# start of GIVEN DATA

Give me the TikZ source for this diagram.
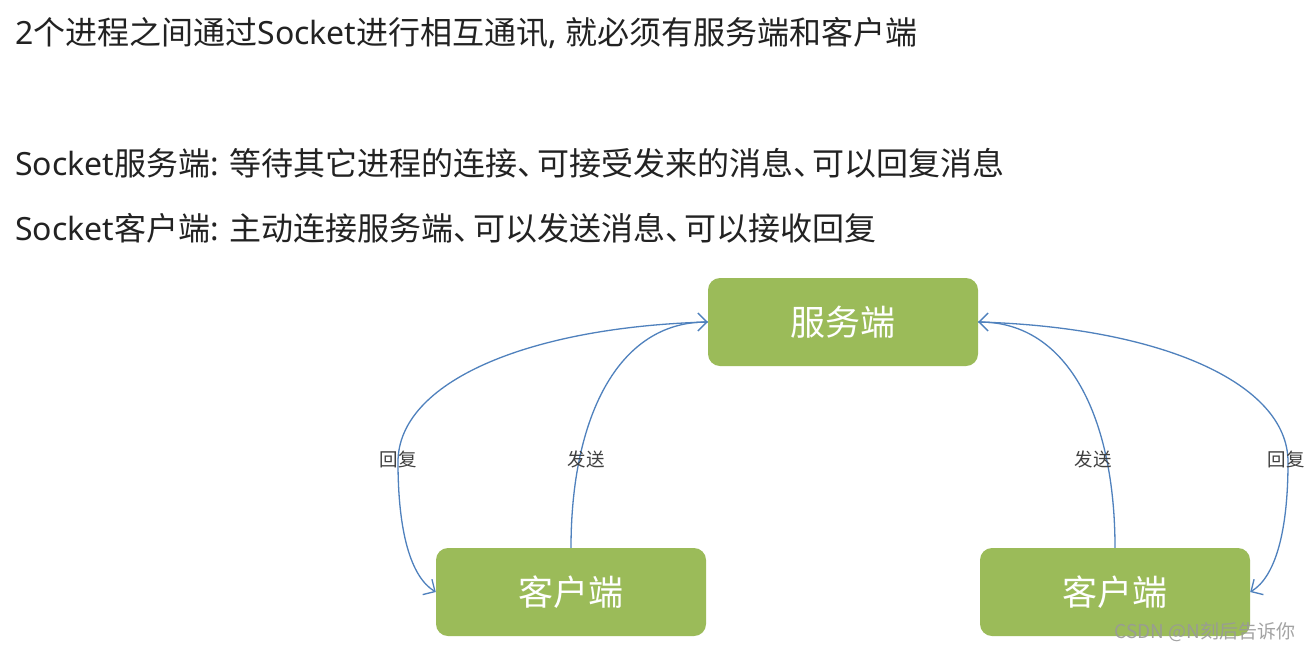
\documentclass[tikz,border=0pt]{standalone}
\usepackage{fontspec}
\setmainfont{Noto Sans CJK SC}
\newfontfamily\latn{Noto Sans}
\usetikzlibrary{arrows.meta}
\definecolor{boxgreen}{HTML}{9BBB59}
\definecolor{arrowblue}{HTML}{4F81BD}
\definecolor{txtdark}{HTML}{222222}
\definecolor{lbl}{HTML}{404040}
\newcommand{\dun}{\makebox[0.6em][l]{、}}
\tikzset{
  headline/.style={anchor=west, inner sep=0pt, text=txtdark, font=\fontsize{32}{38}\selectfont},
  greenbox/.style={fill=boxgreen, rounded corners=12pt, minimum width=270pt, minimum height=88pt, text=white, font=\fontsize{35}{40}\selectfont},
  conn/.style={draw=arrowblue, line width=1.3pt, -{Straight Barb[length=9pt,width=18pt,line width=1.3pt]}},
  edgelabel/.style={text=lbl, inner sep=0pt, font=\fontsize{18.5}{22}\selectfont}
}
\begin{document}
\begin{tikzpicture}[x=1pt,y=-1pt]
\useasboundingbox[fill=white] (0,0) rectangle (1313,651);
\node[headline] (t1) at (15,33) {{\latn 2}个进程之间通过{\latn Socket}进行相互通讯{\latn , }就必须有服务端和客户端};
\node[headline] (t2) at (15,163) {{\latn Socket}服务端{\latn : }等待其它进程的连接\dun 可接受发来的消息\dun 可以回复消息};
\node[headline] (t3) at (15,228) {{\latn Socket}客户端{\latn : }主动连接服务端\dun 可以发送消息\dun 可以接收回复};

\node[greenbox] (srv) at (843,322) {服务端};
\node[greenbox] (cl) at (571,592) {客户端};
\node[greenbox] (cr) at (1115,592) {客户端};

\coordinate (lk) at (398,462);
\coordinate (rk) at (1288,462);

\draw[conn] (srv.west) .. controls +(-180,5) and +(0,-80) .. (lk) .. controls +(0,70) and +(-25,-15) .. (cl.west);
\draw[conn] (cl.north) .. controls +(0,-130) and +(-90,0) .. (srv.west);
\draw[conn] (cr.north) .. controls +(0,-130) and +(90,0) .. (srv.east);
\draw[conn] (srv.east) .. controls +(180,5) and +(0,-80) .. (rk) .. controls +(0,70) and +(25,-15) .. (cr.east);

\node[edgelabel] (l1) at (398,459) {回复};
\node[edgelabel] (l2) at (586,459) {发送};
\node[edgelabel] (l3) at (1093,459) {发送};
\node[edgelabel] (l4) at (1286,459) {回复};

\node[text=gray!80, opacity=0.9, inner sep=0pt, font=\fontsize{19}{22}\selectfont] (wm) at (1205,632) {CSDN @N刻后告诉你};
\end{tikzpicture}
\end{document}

# end of GIVEN DATA

PROBLEM TO SOLVE: Exclude the images and reproduce the remaining data exactly.

EXERCISE RESULT:
Give me the TikZ source for this diagram.
\documentclass[tikz,border=0pt]{standalone}
\usepackage{fontspec}
\setmainfont{Noto Sans CJK SC}
\newfontfamily\latn{Noto Sans}
\usetikzlibrary{arrows.meta}
\definecolor{boxgreen}{HTML}{9BBB59}
\definecolor{arrowblue}{HTML}{4F81BD}
\definecolor{txtdark}{HTML}{222222}
\definecolor{lbl}{HTML}{404040}
\newcommand{\dun}{\makebox[0.6em][l]{、}}
\tikzset{
  headline/.style={anchor=west, inner sep=0pt, text=txtdark, font=\fontsize{32}{38}\selectfont},
  greenbox/.style={fill=boxgreen, rounded corners=12pt, minimum width=270pt, minimum height=88pt, text=white, font=\fontsize{35}{40}\selectfont},
  conn/.style={draw=arrowblue, line width=1.3pt, -{Straight Barb[length=9pt,width=18pt,line width=1.3pt]}},
  edgelabel/.style={text=lbl, inner sep=0pt, font=\fontsize{18.5}{22}\selectfont}
}
\begin{document}
\begin{tikzpicture}[x=1pt,y=-1pt]
\useasboundingbox[fill=white] (0,0) rectangle (1313,651);
\node[headline] (t1) at (15,33) {{\latn 2}个进程之间通过{\latn Socket}进行相互通讯{\latn , }就必须有服务端和客户端};
\node[headline] (t2) at (15,163) {{\latn Socket}服务端{\latn : }等待其它进程的连接\dun 可接受发来的消息\dun 可以回复消息};
\node[headline] (t3) at (15,228) {{\latn Socket}客户端{\latn : }主动连接服务端\dun 可以发送消息\dun 可以接收回复};

\node[greenbox] (srv) at (843,322) {服务端};
\node[greenbox] (cl) at (571,592) {客户端};
\node[greenbox] (cr) at (1115,592) {客户端};

\coordinate (lk) at (398,462);
\coordinate (rk) at (1288,462);

\draw[conn] (srv.west) .. controls +(-180,5) and +(0,-80) .. (lk) .. controls +(0,70) and +(-25,-15) .. (cl.west);
\draw[conn] (cl.north) .. controls +(0,-130) and +(-90,0) .. (srv.west);
\draw[conn] (cr.north) .. controls +(0,-130) and +(90,0) .. (srv.east);
\draw[conn] (srv.east) .. controls +(180,5) and +(0,-80) .. (rk) .. controls +(0,70) and +(25,-15) .. (cr.east);

\node[edgelabel] (l1) at (398,459) {回复};
\node[edgelabel] (l2) at (586,459) {发送};
\node[edgelabel] (l3) at (1093,459) {发送};
\node[edgelabel] (l4) at (1286,459) {回复};

\node[text=gray!80, opacity=0.9, inner sep=0pt, font=\fontsize{19}{22}\selectfont] (wm) at (1205,632) {CSDN @N刻后告诉你};
\end{tikzpicture}
\end{document}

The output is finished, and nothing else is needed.